*Set problem*:
Extract the lines of the material below, beginning with the first and ending with the line that holds "var xTicks = [1995, 2000, 2005, 2010, 2015, 2020];". Skip every picture.

*Data excerpt*:

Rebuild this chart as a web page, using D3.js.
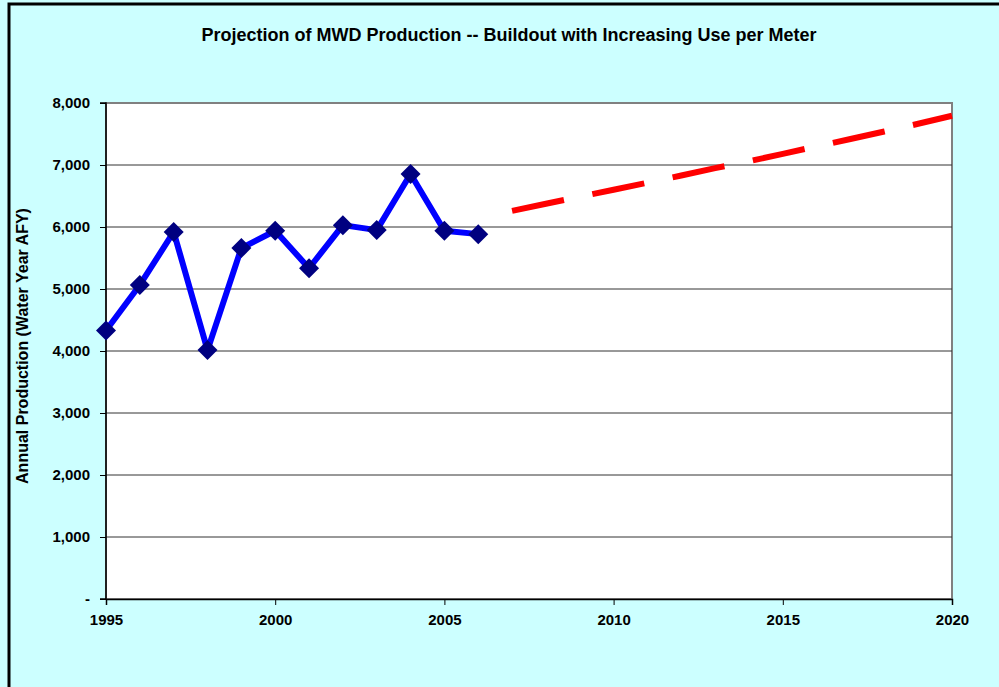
<!DOCTYPE html>
<html>
<head>
<meta charset="utf-8">
<script src="https://cdn.jsdelivr.net/npm/d3@7"></script>
<style>
  body { margin: 0; background: #fff; }
  text { font-family: Arial, "Liberation Sans", sans-serif; font-weight: bold; }
</style>
</head>
<body>
<div id="vis"></div>
<script>
var years = [1995, 1996, 1997, 1998, 1999, 2000, 2001, 2002, 2003, 2004, 2005, 2006];
var production = [4330, 5065, 5920, 4015, 5660, 5940, 5335, 6030, 5950, 6855, 5940, 5885];

var projYears = [2007, 2008, 2009, 2010, 2011, 2012, 2013, 2014, 2015, 2016, 2017, 2018, 2019, 2020];
var projection = [6260, 6375, 6490, 6600, 6715, 6830, 6950, 7060, 7180, 7300, 7420, 7540, 7665, 7795];

var yTicks = [0, 1000, 2000, 3000, 4000, 5000, 6000, 7000, 8000];
var xTicks = [1995, 2000, 2005, 2010, 2015, 2020];

var W = 999, H = 687,
    pLeft = 106, pRight = 952, pTop = 103, pBottom = 599;

var svg = d3.select("#vis").append("svg")
    .attr("width", W)
    .attr("height", H);

// chart background and frame
svg.append("rect")
    .attr("x", 0).attr("y", 0).attr("width", W).attr("height", H)
    .attr("fill", "#ccffff");
svg.append("path")
    .attr("d", "M9," + H + "V4H" + W)
    .attr("fill", "none")
    .attr("stroke", "#000")
    .attr("stroke-width", 3);

var x = d3.scaleLinear().domain([1995, 2020]).range([pLeft, pRight]);
var y = d3.scaleLinear().domain([0, 8000]).range([pBottom, pTop]);

// plot area
svg.append("rect")
    .attr("x", pLeft).attr("y", pTop)
    .attr("width", pRight - pLeft).attr("height", pBottom - pTop)
    .attr("fill", "#fff")
    .attr("stroke", "#808080")
    .attr("stroke-width", 2);

// gridlines
svg.append("g")
  .selectAll("line")
    .data(yTicks.slice(1, -1))
  .enter().append("line")
    .attr("x1", pLeft).attr("x2", pRight)
    .attr("y1", function(d) { return y(d); })
    .attr("y2", function(d) { return y(d); })
    .attr("stroke", "#333")
    .attr("stroke-width", 1);

var yAxis = d3.axisLeft(y)
    .tickValues(yTicks)
    .tickSize(6)
    .tickPadding(10)
    .tickFormat(function(d) { return d === 0 ? "-" : d3.format(",")(d); });

var xAxis = d3.axisBottom(x)
    .tickValues(xTicks)
    .tickSize(6)
    .tickPadding(9)
    .tickFormat(d3.format("d"));

var ya = svg.append("g")
    .attr("transform", "translate(" + pLeft + ",0)")
    .call(yAxis);
var xa = svg.append("g")
    .attr("transform", "translate(0," + pBottom + ")")
    .call(xAxis);

[ya, xa].forEach(function(a) {
  a.select(".domain").attr("stroke", "#000").attr("stroke-width", 1.5);
  a.selectAll(".tick line").attr("stroke", "#000");
  a.selectAll("text")
    .attr("fill", "#000")
    .style("font-size", "15px")
    .style("font-family", "Arial, 'Liberation Sans', sans-serif")
    .style("font-weight", "bold");
});
ya.select(".domain").attr("d", "M-6," + y(8000) + "H0V" + y(0) + "H-6");

// projection (dashed)
var line = d3.line()
    .x(function(d) { return x(d[0]); })
    .y(function(d) { return y(d[1]); });

svg.append("path")
    .datum(d3.zip(projYears, projection))
    .attr("d", line)
    .attr("fill", "none")
    .attr("stroke", "#ff0000")
    .attr("stroke-width", 6)
    .attr("stroke-dasharray", "53,29");

// historical production
var hist = d3.zip(years, production);
svg.append("path")
    .datum(hist)
    .attr("d", line)
    .attr("fill", "none")
    .attr("stroke", "#0000ff")
    .attr("stroke-width", 6)
    .attr("stroke-linejoin", "round");

svg.append("g")
  .selectAll("path")
    .data(hist)
  .enter().append("path")
    .attr("d", d3.symbol().type(d3.symbolSquare).size(200))
    .attr("transform", function(d) { return "translate(" + x(d[0]) + "," + y(d[1]) + ") rotate(45)"; })
    .attr("fill", "#000080");

// title
svg.append("text")
    .attr("x", 509).attr("y", 41)
    .attr("text-anchor", "middle")
    .style("font-size", "18px")
    .text("Projection of MWD Production -- Buildout with Increasing Use per Meter");

svg.append("text")
    .attr("transform", "translate(28,346) rotate(-90)")
    .attr("text-anchor", "middle")
    .style("font-size", "16px")
    .text("Annual Production (Water Year AFY)");
</script>
</body>
</html>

*Finished answer*:
Rebuild this chart as a web page, using D3.js.
<!DOCTYPE html>
<html>
<head>
<meta charset="utf-8">
<script src="https://cdn.jsdelivr.net/npm/d3@7"></script>
<style>
  body { margin: 0; background: #fff; }
  text { font-family: Arial, "Liberation Sans", sans-serif; font-weight: bold; }
</style>
</head>
<body>
<div id="vis"></div>
<script>
var years = [1995, 1996, 1997, 1998, 1999, 2000, 2001, 2002, 2003, 2004, 2005, 2006];
var production = [4330, 5065, 5920, 4015, 5660, 5940, 5335, 6030, 5950, 6855, 5940, 5885];

var projYears = [2007, 2008, 2009, 2010, 2011, 2012, 2013, 2014, 2015, 2016, 2017, 2018, 2019, 2020];
var projection = [6260, 6375, 6490, 6600, 6715, 6830, 6950, 7060, 7180, 7300, 7420, 7540, 7665, 7795];

var yTicks = [0, 1000, 2000, 3000, 4000, 5000, 6000, 7000, 8000];
var xTicks = [1995, 2000, 2005, 2010, 2015, 2020];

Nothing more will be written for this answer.